Start of PROVIDED DATA
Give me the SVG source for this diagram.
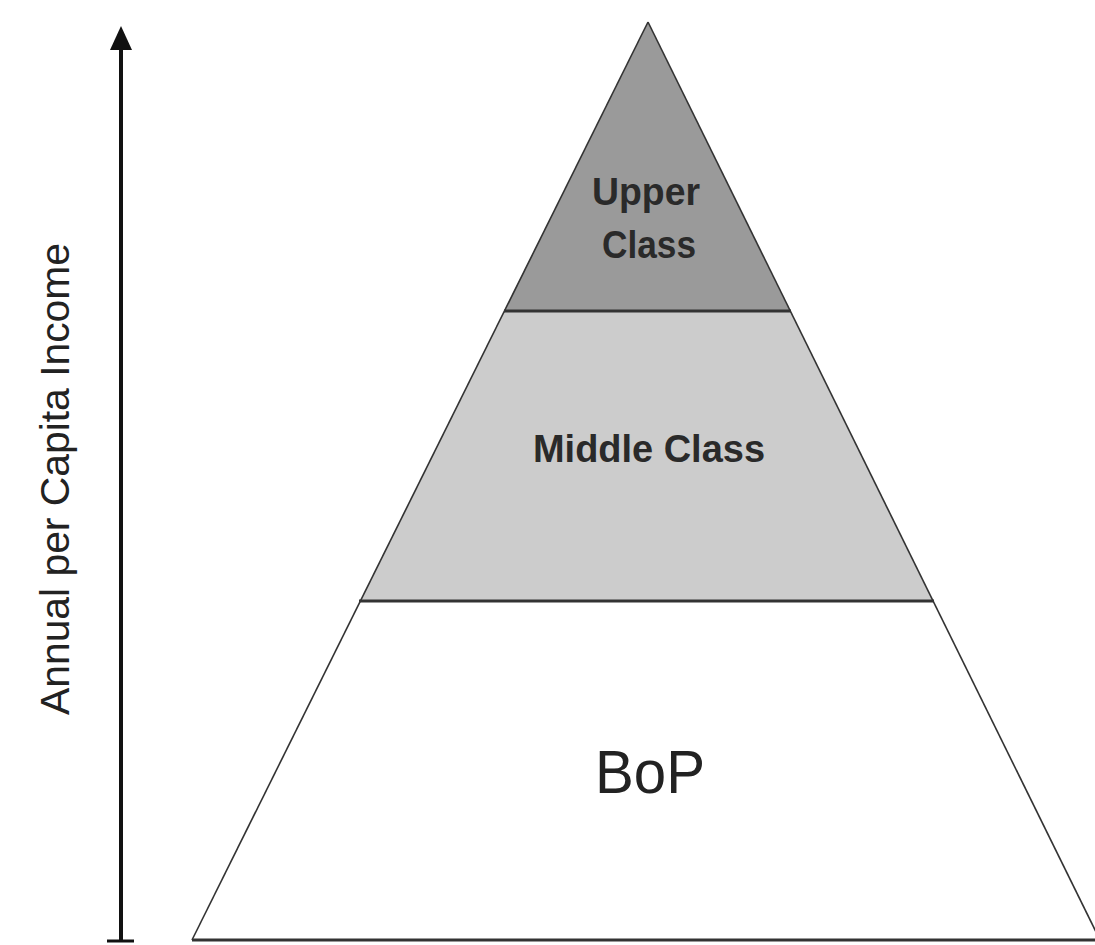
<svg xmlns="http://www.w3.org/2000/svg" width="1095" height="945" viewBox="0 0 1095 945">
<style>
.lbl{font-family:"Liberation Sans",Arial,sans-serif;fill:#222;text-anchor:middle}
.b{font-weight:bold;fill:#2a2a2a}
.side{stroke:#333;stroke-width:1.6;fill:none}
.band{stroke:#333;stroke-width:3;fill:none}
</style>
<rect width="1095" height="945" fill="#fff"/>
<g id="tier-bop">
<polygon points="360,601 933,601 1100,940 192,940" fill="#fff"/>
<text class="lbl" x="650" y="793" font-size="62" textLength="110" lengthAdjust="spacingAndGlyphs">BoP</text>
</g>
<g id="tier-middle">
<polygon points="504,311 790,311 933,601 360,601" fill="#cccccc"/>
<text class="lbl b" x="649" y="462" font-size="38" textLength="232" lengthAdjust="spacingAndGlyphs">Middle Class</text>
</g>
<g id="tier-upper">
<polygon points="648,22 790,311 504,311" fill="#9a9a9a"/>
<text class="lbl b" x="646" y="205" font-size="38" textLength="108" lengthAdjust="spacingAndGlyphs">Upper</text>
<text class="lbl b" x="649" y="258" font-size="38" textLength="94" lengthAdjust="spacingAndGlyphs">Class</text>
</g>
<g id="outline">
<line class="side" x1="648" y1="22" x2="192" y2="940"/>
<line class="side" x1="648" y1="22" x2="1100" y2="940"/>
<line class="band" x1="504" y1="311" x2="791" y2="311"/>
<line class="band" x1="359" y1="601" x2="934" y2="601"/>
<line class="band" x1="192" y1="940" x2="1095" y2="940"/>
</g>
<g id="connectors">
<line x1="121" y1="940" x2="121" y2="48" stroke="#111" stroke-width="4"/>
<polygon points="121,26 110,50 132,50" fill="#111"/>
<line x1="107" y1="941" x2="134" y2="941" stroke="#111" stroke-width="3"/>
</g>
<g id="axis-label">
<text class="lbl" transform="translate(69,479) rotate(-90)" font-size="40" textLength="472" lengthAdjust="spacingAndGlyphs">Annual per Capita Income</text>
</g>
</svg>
End of PROVIDED DATA
Start of PROVIDED DATA
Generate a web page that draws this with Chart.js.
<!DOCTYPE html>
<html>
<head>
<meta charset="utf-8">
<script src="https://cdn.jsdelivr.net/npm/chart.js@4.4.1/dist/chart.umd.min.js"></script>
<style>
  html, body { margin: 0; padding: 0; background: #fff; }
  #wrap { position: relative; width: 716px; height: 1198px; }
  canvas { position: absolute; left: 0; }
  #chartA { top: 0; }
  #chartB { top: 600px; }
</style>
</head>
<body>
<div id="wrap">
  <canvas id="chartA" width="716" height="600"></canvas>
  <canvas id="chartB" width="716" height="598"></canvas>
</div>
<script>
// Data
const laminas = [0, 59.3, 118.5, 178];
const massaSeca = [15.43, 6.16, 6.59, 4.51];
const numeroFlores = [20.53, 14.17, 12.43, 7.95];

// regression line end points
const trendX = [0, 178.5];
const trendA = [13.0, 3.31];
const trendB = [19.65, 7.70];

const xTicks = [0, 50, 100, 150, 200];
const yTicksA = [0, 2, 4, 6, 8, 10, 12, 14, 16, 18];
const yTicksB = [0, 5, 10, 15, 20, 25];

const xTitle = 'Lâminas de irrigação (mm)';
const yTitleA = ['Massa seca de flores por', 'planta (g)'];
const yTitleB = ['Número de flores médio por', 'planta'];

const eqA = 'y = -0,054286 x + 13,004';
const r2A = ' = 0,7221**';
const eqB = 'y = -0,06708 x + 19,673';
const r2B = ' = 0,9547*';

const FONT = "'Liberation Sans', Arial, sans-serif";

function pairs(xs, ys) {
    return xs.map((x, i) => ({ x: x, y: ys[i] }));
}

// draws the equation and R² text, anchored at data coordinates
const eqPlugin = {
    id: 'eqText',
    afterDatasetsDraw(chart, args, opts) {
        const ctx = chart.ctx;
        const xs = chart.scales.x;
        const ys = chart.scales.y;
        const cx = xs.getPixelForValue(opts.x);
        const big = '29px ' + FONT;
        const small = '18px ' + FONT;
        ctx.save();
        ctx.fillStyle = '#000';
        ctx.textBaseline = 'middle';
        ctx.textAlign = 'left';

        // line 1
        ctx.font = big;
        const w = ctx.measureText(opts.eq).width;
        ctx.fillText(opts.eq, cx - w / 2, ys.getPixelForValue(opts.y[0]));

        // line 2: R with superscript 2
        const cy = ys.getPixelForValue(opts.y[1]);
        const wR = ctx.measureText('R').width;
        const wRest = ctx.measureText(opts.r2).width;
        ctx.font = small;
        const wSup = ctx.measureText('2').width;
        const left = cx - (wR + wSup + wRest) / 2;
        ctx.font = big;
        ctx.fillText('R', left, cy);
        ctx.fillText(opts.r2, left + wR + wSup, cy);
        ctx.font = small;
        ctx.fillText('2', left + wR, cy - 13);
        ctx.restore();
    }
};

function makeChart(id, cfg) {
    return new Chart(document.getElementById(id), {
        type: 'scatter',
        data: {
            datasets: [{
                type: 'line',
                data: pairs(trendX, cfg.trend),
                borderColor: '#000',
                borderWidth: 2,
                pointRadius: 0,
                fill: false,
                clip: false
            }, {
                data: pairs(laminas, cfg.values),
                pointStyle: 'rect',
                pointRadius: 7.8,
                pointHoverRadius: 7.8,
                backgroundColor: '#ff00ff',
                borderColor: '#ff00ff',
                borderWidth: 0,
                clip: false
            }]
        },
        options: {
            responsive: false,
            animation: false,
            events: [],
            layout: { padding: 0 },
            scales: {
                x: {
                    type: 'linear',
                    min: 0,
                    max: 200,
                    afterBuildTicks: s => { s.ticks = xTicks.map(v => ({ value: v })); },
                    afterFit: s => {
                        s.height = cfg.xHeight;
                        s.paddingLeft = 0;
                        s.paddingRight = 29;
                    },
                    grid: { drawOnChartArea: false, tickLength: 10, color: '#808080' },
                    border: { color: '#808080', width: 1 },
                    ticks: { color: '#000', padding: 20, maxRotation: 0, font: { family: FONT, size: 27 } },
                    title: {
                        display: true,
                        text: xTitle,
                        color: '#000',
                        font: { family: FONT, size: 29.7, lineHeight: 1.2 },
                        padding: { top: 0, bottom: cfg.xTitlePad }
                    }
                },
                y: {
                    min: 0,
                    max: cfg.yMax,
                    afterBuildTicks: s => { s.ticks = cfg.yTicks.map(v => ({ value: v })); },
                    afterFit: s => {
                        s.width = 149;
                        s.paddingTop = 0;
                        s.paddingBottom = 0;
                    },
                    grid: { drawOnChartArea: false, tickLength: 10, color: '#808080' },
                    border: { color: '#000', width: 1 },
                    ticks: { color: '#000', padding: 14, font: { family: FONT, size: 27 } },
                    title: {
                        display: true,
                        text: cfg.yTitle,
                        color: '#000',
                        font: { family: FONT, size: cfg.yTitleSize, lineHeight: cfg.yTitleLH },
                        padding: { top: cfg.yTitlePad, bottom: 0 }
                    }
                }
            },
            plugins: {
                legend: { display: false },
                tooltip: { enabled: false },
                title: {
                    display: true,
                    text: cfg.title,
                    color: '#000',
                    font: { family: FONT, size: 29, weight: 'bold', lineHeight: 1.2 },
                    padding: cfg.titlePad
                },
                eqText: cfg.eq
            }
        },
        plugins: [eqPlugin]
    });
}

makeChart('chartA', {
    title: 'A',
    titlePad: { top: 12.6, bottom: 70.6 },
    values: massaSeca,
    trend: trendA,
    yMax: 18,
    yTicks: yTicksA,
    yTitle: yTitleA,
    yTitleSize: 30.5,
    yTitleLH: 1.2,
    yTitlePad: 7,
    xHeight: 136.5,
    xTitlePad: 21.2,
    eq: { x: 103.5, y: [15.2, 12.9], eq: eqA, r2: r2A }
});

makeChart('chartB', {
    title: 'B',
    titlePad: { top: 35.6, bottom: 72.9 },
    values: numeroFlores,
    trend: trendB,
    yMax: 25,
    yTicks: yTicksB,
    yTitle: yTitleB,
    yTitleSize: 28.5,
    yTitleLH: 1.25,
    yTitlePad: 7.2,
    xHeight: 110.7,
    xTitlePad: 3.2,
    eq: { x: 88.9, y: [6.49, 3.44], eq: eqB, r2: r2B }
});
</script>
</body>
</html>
End of PROVIDED DATA
Start of PROVIDED DATA
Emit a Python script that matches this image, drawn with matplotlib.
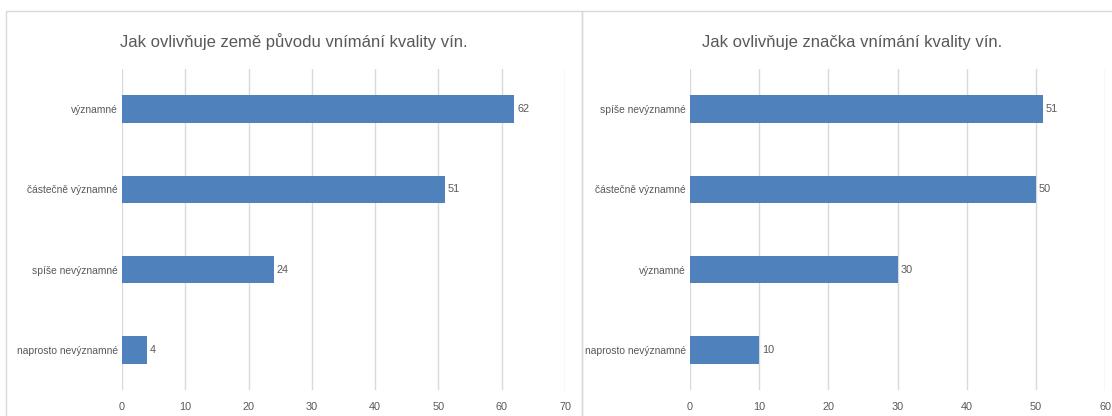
End of PROVIDED DATA
◆ **WHAT IS NEEDED**
Of the entries listed above, reproduce only the lines starting at the line containing "Generate a web" and ending at the line containing "const yTitleB = ['Número". Include both, exactly as they stand.

◆ **EXPECTED ANSWER**
Generate a web page that draws this with Chart.js.
<!DOCTYPE html>
<html>
<head>
<meta charset="utf-8">
<script src="https://cdn.jsdelivr.net/npm/chart.js@4.4.1/dist/chart.umd.min.js"></script>
<style>
  html, body { margin: 0; padding: 0; background: #fff; }
  #wrap { position: relative; width: 716px; height: 1198px; }
  canvas { position: absolute; left: 0; }
  #chartA { top: 0; }
  #chartB { top: 600px; }
</style>
</head>
<body>
<div id="wrap">
  <canvas id="chartA" width="716" height="600"></canvas>
  <canvas id="chartB" width="716" height="598"></canvas>
</div>
<script>
// Data
const laminas = [0, 59.3, 118.5, 178];
const massaSeca = [15.43, 6.16, 6.59, 4.51];
const numeroFlores = [20.53, 14.17, 12.43, 7.95];

// regression line end points
const trendX = [0, 178.5];
const trendA = [13.0, 3.31];
const trendB = [19.65, 7.70];

const xTicks = [0, 50, 100, 150, 200];
const yTicksA = [0, 2, 4, 6, 8, 10, 12, 14, 16, 18];
const yTicksB = [0, 5, 10, 15, 20, 25];

const xTitle = 'Lâminas de irrigação (mm)';
const yTitleA = ['Massa seca de flores por', 'planta (g)'];
const yTitleB = ['Número de flores médio por', 'planta'];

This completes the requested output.